Correct way of working means:
- the right hierarchy: if everyone in a team is at the same level, nobody can take adequate decisions
- avoid micromanagement, over controlling, spying, blame culture: if there is an emperor, there are also a lot of minions not really interested in quality and ideas
- being quick to react: agile is not a buzz word, but sometimes people simply do not understand some key concepts, no matter how many facilitators they have around. In particular:
- Build projects around motivated individuals.

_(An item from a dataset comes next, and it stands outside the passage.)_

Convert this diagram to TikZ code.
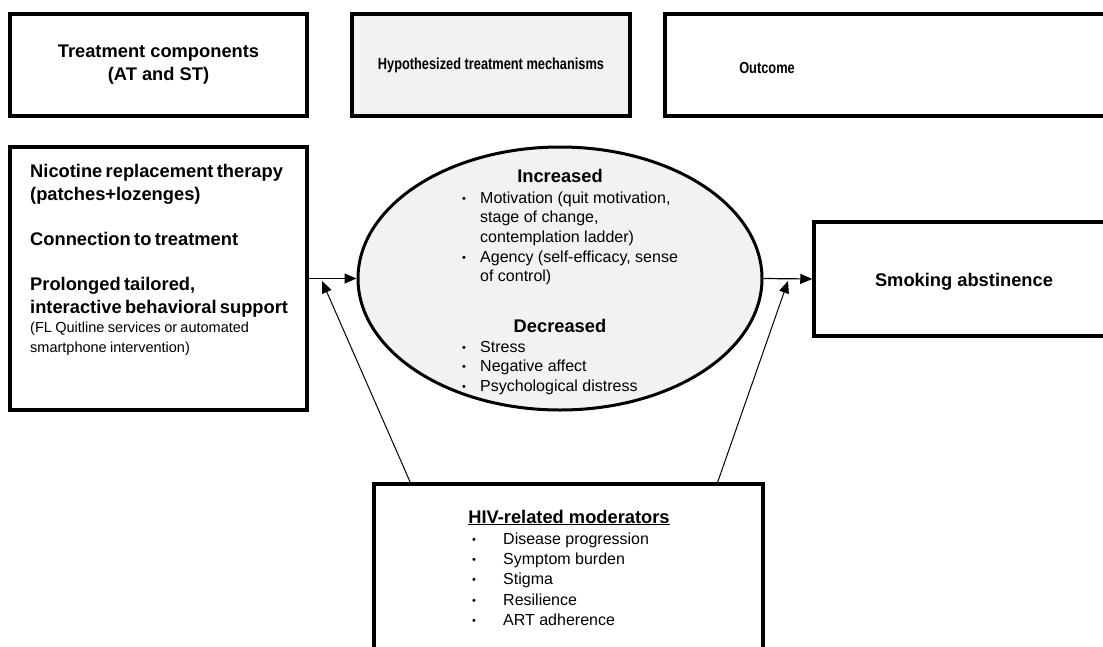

Give them the environment and support they need, and trust them to get the job done.
- The best architectures, requirements, and designs emerge from self-organizing teams.
- Working software (and not story point compared among different teams) is the primary measure of progress.
- Continuous attention to technical excellence (and not closing each ticket with shamefull patches) and good design (a design should exist, and it should not be ambiguous) enhances agility
- At regular intervals, the team reflects (IN PRIVATE) on how to become more effective, then tunes and adjusts its behavior accordingly. If the team knows that the thoughts are not private, there is no honesty, and the team does not to become more effective
- The culture of a company is key: a bad culture fosters bad results because people who care of the work get stressed and quit, while people who don’t care focus on making the culture even worse
I think I needed to write this post because I experienced those things in my previous employment and I keep speaking with people in that sector, meaning in similar companies, and they have exactly the same issues. Some of them, more than expected, experienced catastrophic burn outs, with years of sufferings.
And in most of the cases, the issue is the manager, because some managers have always dreamt of exercising power, and since they became manager they feel that they can do whatever they want, instead of trying to get the best from people and from their work.